▶ [Supplied data]:
------------------------

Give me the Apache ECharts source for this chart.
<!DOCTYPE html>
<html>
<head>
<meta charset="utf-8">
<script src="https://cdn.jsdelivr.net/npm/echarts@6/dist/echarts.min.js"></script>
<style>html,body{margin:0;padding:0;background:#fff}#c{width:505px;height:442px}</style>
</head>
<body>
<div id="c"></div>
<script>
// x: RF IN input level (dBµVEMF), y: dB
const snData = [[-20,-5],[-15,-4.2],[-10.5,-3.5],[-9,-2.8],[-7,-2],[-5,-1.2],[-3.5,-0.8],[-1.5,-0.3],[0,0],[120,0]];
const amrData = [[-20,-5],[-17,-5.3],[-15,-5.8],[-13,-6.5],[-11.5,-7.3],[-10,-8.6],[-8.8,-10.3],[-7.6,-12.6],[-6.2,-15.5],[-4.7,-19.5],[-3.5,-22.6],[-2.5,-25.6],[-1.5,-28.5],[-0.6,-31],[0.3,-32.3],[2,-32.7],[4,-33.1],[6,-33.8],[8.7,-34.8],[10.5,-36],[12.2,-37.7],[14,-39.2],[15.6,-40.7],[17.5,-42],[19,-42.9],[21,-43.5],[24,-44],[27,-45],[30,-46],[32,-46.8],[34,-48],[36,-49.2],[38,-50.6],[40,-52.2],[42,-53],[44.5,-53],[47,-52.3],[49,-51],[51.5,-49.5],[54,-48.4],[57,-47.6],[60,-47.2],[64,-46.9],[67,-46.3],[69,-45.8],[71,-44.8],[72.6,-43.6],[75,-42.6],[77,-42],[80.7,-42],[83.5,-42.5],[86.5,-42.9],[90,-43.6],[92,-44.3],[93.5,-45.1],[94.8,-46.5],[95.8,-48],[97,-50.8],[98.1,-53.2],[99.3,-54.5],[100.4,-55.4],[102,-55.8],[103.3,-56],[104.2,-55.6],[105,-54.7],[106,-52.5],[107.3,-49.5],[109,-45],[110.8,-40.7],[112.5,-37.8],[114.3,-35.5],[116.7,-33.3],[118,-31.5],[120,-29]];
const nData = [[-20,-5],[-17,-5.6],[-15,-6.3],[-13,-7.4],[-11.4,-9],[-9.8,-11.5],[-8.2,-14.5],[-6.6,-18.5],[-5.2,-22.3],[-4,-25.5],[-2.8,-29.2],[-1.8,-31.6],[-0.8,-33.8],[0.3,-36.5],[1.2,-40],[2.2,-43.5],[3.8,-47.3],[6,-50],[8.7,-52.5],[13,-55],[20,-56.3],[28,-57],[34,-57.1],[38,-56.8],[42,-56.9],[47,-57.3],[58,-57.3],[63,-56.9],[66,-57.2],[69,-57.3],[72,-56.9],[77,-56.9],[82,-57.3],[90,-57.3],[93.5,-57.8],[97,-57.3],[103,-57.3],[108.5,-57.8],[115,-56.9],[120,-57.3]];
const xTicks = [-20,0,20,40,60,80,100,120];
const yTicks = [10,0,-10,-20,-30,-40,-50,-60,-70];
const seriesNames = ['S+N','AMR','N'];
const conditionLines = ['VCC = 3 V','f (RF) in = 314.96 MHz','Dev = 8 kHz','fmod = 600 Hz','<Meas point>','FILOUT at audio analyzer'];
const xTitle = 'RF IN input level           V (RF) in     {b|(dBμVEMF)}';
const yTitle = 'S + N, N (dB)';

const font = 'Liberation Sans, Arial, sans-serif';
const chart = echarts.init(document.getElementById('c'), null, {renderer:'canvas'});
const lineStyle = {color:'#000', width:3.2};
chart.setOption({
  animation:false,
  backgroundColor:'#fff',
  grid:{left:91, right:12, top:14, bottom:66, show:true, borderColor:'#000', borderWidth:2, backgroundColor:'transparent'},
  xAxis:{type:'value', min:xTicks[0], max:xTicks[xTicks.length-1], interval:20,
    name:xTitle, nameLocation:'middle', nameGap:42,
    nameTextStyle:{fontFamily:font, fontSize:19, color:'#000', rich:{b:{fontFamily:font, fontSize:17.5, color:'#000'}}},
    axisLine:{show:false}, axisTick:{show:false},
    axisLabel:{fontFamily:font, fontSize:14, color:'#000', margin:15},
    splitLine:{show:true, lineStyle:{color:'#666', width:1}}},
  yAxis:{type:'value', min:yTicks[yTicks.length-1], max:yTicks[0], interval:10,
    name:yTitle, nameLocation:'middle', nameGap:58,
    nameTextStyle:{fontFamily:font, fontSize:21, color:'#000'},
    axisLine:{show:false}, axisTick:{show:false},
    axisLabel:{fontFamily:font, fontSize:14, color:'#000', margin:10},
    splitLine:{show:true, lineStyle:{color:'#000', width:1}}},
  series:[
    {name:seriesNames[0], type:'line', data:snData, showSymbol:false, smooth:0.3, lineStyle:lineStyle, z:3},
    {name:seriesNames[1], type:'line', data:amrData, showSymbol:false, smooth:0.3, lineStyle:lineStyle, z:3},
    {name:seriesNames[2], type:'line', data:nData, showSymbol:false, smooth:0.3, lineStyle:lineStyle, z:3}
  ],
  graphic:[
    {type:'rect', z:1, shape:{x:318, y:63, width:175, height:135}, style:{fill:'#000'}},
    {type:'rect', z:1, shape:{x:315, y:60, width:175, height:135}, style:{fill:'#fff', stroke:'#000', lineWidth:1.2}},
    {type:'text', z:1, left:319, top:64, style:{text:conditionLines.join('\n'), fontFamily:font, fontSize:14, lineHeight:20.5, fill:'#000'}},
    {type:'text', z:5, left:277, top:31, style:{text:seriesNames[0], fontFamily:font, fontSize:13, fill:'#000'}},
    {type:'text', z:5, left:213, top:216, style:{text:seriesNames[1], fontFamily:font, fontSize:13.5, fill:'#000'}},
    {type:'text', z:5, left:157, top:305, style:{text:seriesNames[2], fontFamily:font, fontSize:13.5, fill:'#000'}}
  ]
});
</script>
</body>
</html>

------------------------

▶ [What this task involves]: Go through the listing and copy all of it exactly.

▶ [Final result]:
Give me the Apache ECharts source for this chart.
<!DOCTYPE html>
<html>
<head>
<meta charset="utf-8">
<script src="https://cdn.jsdelivr.net/npm/echarts@6/dist/echarts.min.js"></script>
<style>html,body{margin:0;padding:0;background:#fff}#c{width:505px;height:442px}</style>
</head>
<body>
<div id="c"></div>
<script>
// x: RF IN input level (dBµVEMF), y: dB
const snData = [[-20,-5],[-15,-4.2],[-10.5,-3.5],[-9,-2.8],[-7,-2],[-5,-1.2],[-3.5,-0.8],[-1.5,-0.3],[0,0],[120,0]];
const amrData = [[-20,-5],[-17,-5.3],[-15,-5.8],[-13,-6.5],[-11.5,-7.3],[-10,-8.6],[-8.8,-10.3],[-7.6,-12.6],[-6.2,-15.5],[-4.7,-19.5],[-3.5,-22.6],[-2.5,-25.6],[-1.5,-28.5],[-0.6,-31],[0.3,-32.3],[2,-32.7],[4,-33.1],[6,-33.8],[8.7,-34.8],[10.5,-36],[12.2,-37.7],[14,-39.2],[15.6,-40.7],[17.5,-42],[19,-42.9],[21,-43.5],[24,-44],[27,-45],[30,-46],[32,-46.8],[34,-48],[36,-49.2],[38,-50.6],[40,-52.2],[42,-53],[44.5,-53],[47,-52.3],[49,-51],[51.5,-49.5],[54,-48.4],[57,-47.6],[60,-47.2],[64,-46.9],[67,-46.3],[69,-45.8],[71,-44.8],[72.6,-43.6],[75,-42.6],[77,-42],[80.7,-42],[83.5,-42.5],[86.5,-42.9],[90,-43.6],[92,-44.3],[93.5,-45.1],[94.8,-46.5],[95.8,-48],[97,-50.8],[98.1,-53.2],[99.3,-54.5],[100.4,-55.4],[102,-55.8],[103.3,-56],[104.2,-55.6],[105,-54.7],[106,-52.5],[107.3,-49.5],[109,-45],[110.8,-40.7],[112.5,-37.8],[114.3,-35.5],[116.7,-33.3],[118,-31.5],[120,-29]];
const nData = [[-20,-5],[-17,-5.6],[-15,-6.3],[-13,-7.4],[-11.4,-9],[-9.8,-11.5],[-8.2,-14.5],[-6.6,-18.5],[-5.2,-22.3],[-4,-25.5],[-2.8,-29.2],[-1.8,-31.6],[-0.8,-33.8],[0.3,-36.5],[1.2,-40],[2.2,-43.5],[3.8,-47.3],[6,-50],[8.7,-52.5],[13,-55],[20,-56.3],[28,-57],[34,-57.1],[38,-56.8],[42,-56.9],[47,-57.3],[58,-57.3],[63,-56.9],[66,-57.2],[69,-57.3],[72,-56.9],[77,-56.9],[82,-57.3],[90,-57.3],[93.5,-57.8],[97,-57.3],[103,-57.3],[108.5,-57.8],[115,-56.9],[120,-57.3]];
const xTicks = [-20,0,20,40,60,80,100,120];
const yTicks = [10,0,-10,-20,-30,-40,-50,-60,-70];
const seriesNames = ['S+N','AMR','N'];
const conditionLines = ['VCC = 3 V','f (RF) in = 314.96 MHz','Dev = 8 kHz','fmod = 600 Hz','<Meas point>','FILOUT at audio analyzer'];
const xTitle = 'RF IN input level           V (RF) in     {b|(dBμVEMF)}';
const yTitle = 'S + N, N (dB)';

const font = 'Liberation Sans, Arial, sans-serif';
const chart = echarts.init(document.getElementById('c'), null, {renderer:'canvas'});
const lineStyle = {color:'#000', width:3.2};
chart.setOption({
  animation:false,
  backgroundColor:'#fff',
  grid:{left:91, right:12, top:14, bottom:66, show:true, borderColor:'#000', borderWidth:2, backgroundColor:'transparent'},
  xAxis:{type:'value', min:xTicks[0], max:xTicks[xTicks.length-1], interval:20,
    name:xTitle, nameLocation:'middle', nameGap:42,
    nameTextStyle:{fontFamily:font, fontSize:19, color:'#000', rich:{b:{fontFamily:font, fontSize:17.5, color:'#000'}}},
    axisLine:{show:false}, axisTick:{show:false},
    axisLabel:{fontFamily:font, fontSize:14, color:'#000', margin:15},
    splitLine:{show:true, lineStyle:{color:'#666', width:1}}},
  yAxis:{type:'value', min:yTicks[yTicks.length-1], max:yTicks[0], interval:10,
    name:yTitle, nameLocation:'middle', nameGap:58,
    nameTextStyle:{fontFamily:font, fontSize:21, color:'#000'},
    axisLine:{show:false}, axisTick:{show:false},
    axisLabel:{fontFamily:font, fontSize:14, color:'#000', margin:10},
    splitLine:{show:true, lineStyle:{color:'#000', width:1}}},
  series:[
    {name:seriesNames[0], type:'line', data:snData, showSymbol:false, smooth:0.3, lineStyle:lineStyle, z:3},
    {name:seriesNames[1], type:'line', data:amrData, showSymbol:false, smooth:0.3, lineStyle:lineStyle, z:3},
    {name:seriesNames[2], type:'line', data:nData, showSymbol:false, smooth:0.3, lineStyle:lineStyle, z:3}
  ],
  graphic:[
    {type:'rect', z:1, shape:{x:318, y:63, width:175, height:135}, style:{fill:'#000'}},
    {type:'rect', z:1, shape:{x:315, y:60, width:175, height:135}, style:{fill:'#fff', stroke:'#000', lineWidth:1.2}},
    {type:'text', z:1, left:319, top:64, style:{text:conditionLines.join('\n'), fontFamily:font, fontSize:14, lineHeight:20.5, fill:'#000'}},
    {type:'text', z:5, left:277, top:31, style:{text:seriesNames[0], fontFamily:font, fontSize:13, fill:'#000'}},
    {type:'text', z:5, left:213, top:216, style:{text:seriesNames[1], fontFamily:font, fontSize:13.5, fill:'#000'}},
    {type:'text', z:5, left:157, top:305, style:{text:seriesNames[2], fontFamily:font, fontSize:13.5, fill:'#000'}}
  ]
});
</script>
</body>
</html>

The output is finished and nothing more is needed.